DATA PROVIDED
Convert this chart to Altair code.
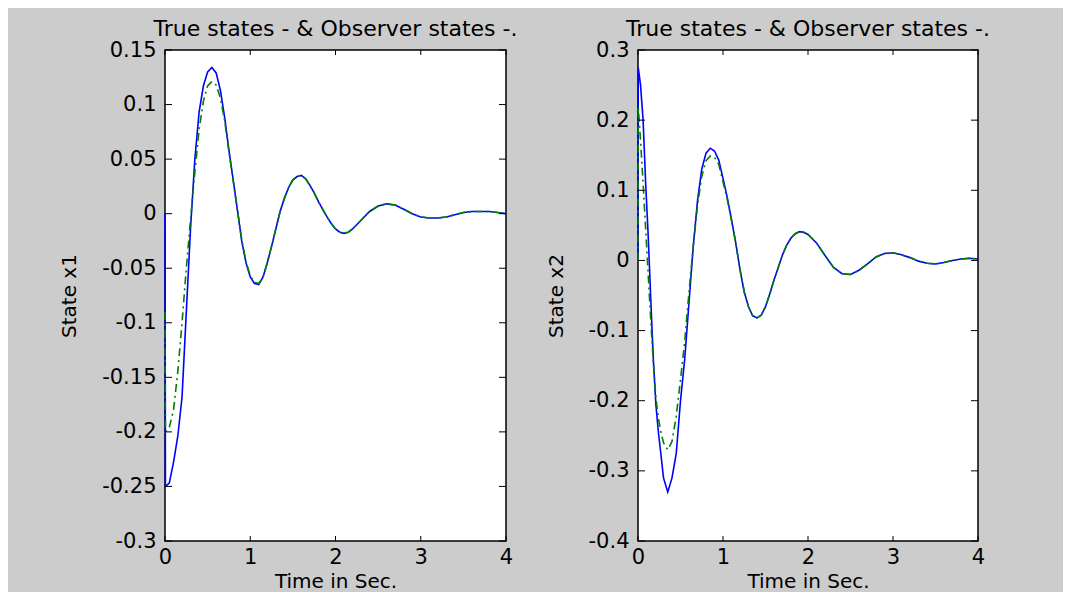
import altair as alt
import pandas as pd

# ---------------- data ----------------
t_left = [0, 0.005, 0.05, 0.1, 0.15, 0.2, 0.25, 0.3, 0.35, 0.4, 0.45, 0.5, 0.55, 0.6, 0.65,
          0.7, 0.75, 0.8, 0.85, 0.9, 0.95, 1.0, 1.05, 1.1, 1.15, 1.2, 1.25, 1.3, 1.35, 1.4,
          1.45, 1.5, 1.55, 1.6, 1.65, 1.7, 1.75, 1.8, 1.85, 1.9, 1.95, 2.0, 2.05, 2.1, 2.15,
          2.2, 2.3, 2.4, 2.5, 2.6, 2.7, 2.8, 2.9, 3.0, 3.1, 3.2, 3.3, 3.4, 3.5, 3.6, 3.7,
          3.8, 3.9, 4.0]
x1_true = [0, -0.25, -0.247, -0.228, -0.204, -0.168, -0.09, -0.013, 0.05, 0.093, 0.117, 0.13,
           0.134, 0.129, 0.113, 0.088, 0.058, 0.031, 0.003, -0.025, -0.045, -0.058, -0.064,
           -0.065, -0.058, -0.045, -0.03, -0.014, 0.002, 0.014, 0.024, 0.031, 0.034, 0.035,
           0.032, 0.026, 0.019, 0.011, 0.004, -0.003, -0.009, -0.014, -0.017, -0.018, -0.017,
           -0.014, -0.006, 0.002, 0.007, 0.009, 0.008, 0.004, 0.0, -0.003, -0.004, -0.004,
           -0.003, -0.001, 0.001, 0.002, 0.002, 0.002, 0.001, 0.0]
x1_obs = [-0.09, -0.2, -0.196, -0.18, -0.145, -0.1, -0.05, -0.005, 0.038, 0.077, 0.103, 0.117,
          0.121, 0.118, 0.106, 0.085, 0.057, 0.03, 0.003, -0.024, -0.044, -0.057, -0.063,
          -0.064, -0.058, -0.045, -0.03, -0.014, 0.002, 0.014, 0.024, 0.031, 0.034, 0.035,
          0.032, 0.026, 0.019, 0.011, 0.004, -0.003, -0.009, -0.014, -0.017, -0.018, -0.017,
          -0.014, -0.006, 0.002, 0.007, 0.009, 0.008, 0.004, 0.0, -0.003, -0.004, -0.004,
          -0.003, -0.001, 0.001, 0.002, 0.002, 0.002, 0.001, 0.0]

t_right = [0, 0.003, 0.03, 0.06, 0.09, 0.12, 0.15, 0.18, 0.21, 0.24, 0.27, 0.3, 0.35, 0.4,
           0.45, 0.5, 0.55, 0.6, 0.65, 0.7, 0.75, 0.8, 0.85, 0.9, 0.95, 1.0, 1.05, 1.1, 1.15,
           1.2, 1.25, 1.3, 1.35, 1.4, 1.45, 1.5, 1.55, 1.6, 1.65, 1.7, 1.75, 1.8, 1.85, 1.9,
           1.95, 2.0, 2.1, 2.2, 2.3, 2.4, 2.5, 2.6, 2.7, 2.8, 2.9, 3.0, 3.1, 3.2, 3.3, 3.4,
           3.5, 3.6, 3.7, 3.8, 3.9, 4.0]
x2_true = [0, 0.275, 0.25, 0.2, 0.11, 0.035, -0.055, -0.14, -0.205, -0.245, -0.277, -0.31,
           -0.33, -0.31, -0.275, -0.2, -0.14, -0.06, 0.02, 0.085, 0.13, 0.153, 0.16, 0.156,
           0.143, 0.117, 0.09, 0.058, 0.025, -0.013, -0.045, -0.066, -0.079, -0.082, -0.078,
           -0.066, -0.048, -0.028, -0.01, 0.008, 0.022, 0.032, 0.038, 0.041, 0.04, 0.037,
           0.025, 0.007, -0.01, -0.019, -0.02, -0.014, -0.005, 0.005, 0.01, 0.011, 0.008,
           0.004, -0.001, -0.004, -0.005, -0.003, 0.0, 0.002, 0.003, 0.002]
x2_obs = [0, 0.22, 0.17, 0.11, 0.045, -0.02, -0.085, -0.145, -0.195, -0.225, -0.245, -0.26,
          -0.27, -0.258, -0.222, -0.17, -0.115, -0.045, 0.02, 0.078, 0.12, 0.142, 0.149,
          0.147, 0.137, 0.112, 0.087, 0.057, 0.025, -0.013, -0.045, -0.066, -0.079, -0.082,
          -0.078, -0.066, -0.048, -0.028, -0.01, 0.008, 0.022, 0.032, 0.038, 0.041, 0.04,
          0.037, 0.025, 0.007, -0.01, -0.019, -0.02, -0.014, -0.005, 0.005, 0.01, 0.011,
          0.008, 0.004, -0.001, -0.004, -0.005, -0.003, 0.0, 0.002, 0.003, 0.002]

t_ticks = [0, 1, 2, 3, 4]
x1_ticks = [-0.3, -0.25, -0.2, -0.15, -0.1, -0.05, 0, 0.05, 0.1, 0.15]
x2_ticks = [-0.4, -0.3, -0.2, -0.1, 0, 0.1, 0.2, 0.3]

title_text = "True states - & Observer states -."
FONT = "DejaVu Sans"


def panel(t, true_vals, obs_vals, ydom, yticks, ytitle, W, H):
    xs = alt.Scale(domain=[0, 4], nice=False, zero=False)
    ys = alt.Scale(domain=ydom, nice=False, zero=False)
    df_true = pd.DataFrame({"t": t, "v": true_vals})
    df_obs = pd.DataFrame({"t": t, "v": obs_vals})
    xaxis = alt.Axis(values=t_ticks, labelExpr="'' + datum.value", grid=False, ticks=False,
                     domain=False, labelFlush=False, labelPadding=5, titlePadding=4,
                     title="Time in Sec.")
    yaxis = alt.Axis(values=yticks, labelExpr="'' + datum.value", grid=False, ticks=False,
                     domain=False, labelPadding=9, titlePadding=22, title=ytitle)
    X = alt.X("t:Q", scale=xs, axis=xaxis)
    Y = alt.Y("v:Q", scale=ys, axis=yaxis)
    blue = alt.Chart(df_true).mark_line(color="#0000ff", strokeWidth=1.6).encode(x=X, y=Y)
    green = alt.Chart(df_obs).mark_line(color="#008000", strokeWidth=1.6,
                                        strokeDash=[8, 4, 2, 4]).encode(x=X, y=Y)
    ydf = pd.DataFrame({"v": yticks})
    xdf = pd.DataFrame({"t": t_ticks})
    yl = alt.Chart(ydf).mark_rule(color="black", strokeWidth=1).encode(
        y=Y, x=alt.value(0), x2=alt.value(7))
    yr = alt.Chart(ydf).mark_rule(color="black", strokeWidth=1).encode(
        y=Y, x=alt.value(W - 7), x2=alt.value(W))
    xb = alt.Chart(xdf).mark_rule(color="black", strokeWidth=1).encode(
        x=X, y=alt.value(H - 5), y2=alt.value(H))
    xt = alt.Chart(xdf).mark_rule(color="black", strokeWidth=1).encode(
        x=X, y=alt.value(0), y2=alt.value(5))
    return alt.layer(blue, green, yl, yr, xb, xt).properties(
        width=W, height=H,
        title=alt.TitleParams(title_text, font=FONT, fontSize=22, fontWeight="normal",
                              color="black", anchor="middle", frame="group", offset=-2),
    )


left = panel(t_left, x1_true, x1_obs, [-0.3, 0.15], x1_ticks, "State x1", 341, 491)
right = panel(t_right, x2_true, x2_obs, [-0.4, 0.3], x2_ticks, "State x2", 340, 491)

chart = alt.hconcat(left, right, spacing=132, bounds="flush").properties(
    background="#cccccc",
    padding={"left": 50, "top": 9, "right": 72, "bottom": 0},
).configure_view(
    stroke="black", strokeWidth=1.5, fill="white"
).configure_axis(
    labelFont=FONT, labelFontSize=21, labelColor="black",
    titleFont=FONT, titleFontSize=20, titleColor="black", titleFontWeight="normal",
)

chart.save("out.html", embed_options={"renderer": "svg", "actions": False})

WRITTEN EXERCISE
Write out the lines from the start of the material to the line with "import pandas as pd", inclusive and exactly. Skip the pictures.

SOLUTION TO THE PROBLEM
Convert this chart to Altair code.
import altair as alt
import pandas as pd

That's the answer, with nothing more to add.